A huge part of what is going to turn things around is restoring confidence, .
A noonish comment . . . .

For much of the Bush presidency, the issue regarding economic fortunes was about overconfidence, not a lack of confidence.

As the decade progressed, corporate and household balance sheets took on more leverage, suggesting comfort across the broad swath of the public in the prevailing economic climate.

In spite of an unpopular war in 2003, Bush was re-elected with a larger mandate, likely because the USA was emerging from recession with sunnier days ahead.
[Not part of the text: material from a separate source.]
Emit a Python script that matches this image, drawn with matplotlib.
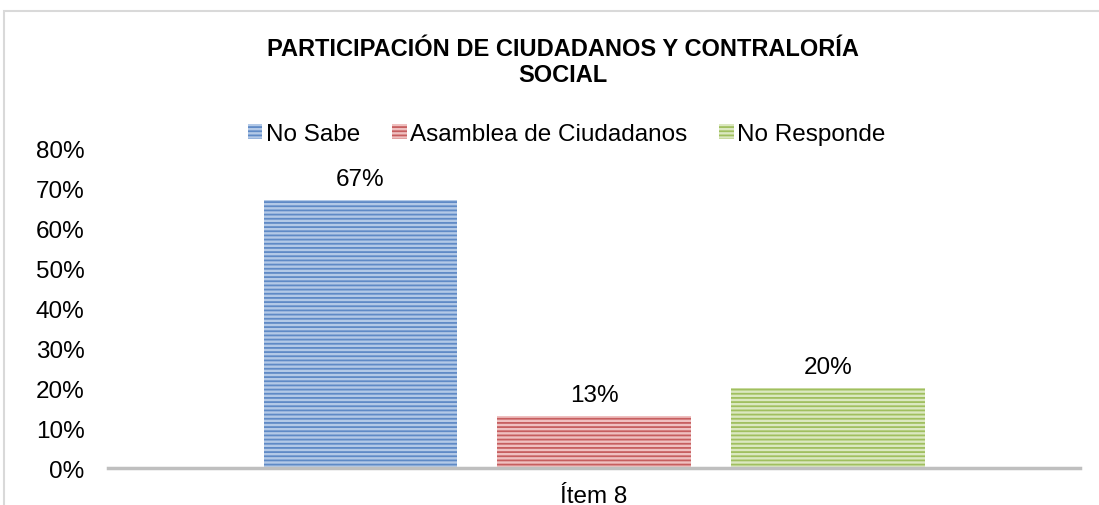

The lesson there is that it's always about what is impacting the life of the average voter. The economy generally ALWAYS impacts the life of the average voter whereas the unpopular war was something the average American never had to make a personal sacrifice towards given it's been the cheapest significant conflict relative to GDP in the history of the republic. Conversely, his party was swept from power across all stages as just as the outcome of the conflict looked markedly better but the economy went into the toilet big time.

Jimmy Carter rode his way into the deep downturn of 1979-80 and was replaced by Ronald Reagan, who rode a steep upturn into a two-term mandate.

In the early 1990's, George Bush 1, after a successful Gulf War, was at 73% in approval ratings . . . . but out of office a year-and-a-half later on a recession-bound economy. Ditto Brian Mulroney.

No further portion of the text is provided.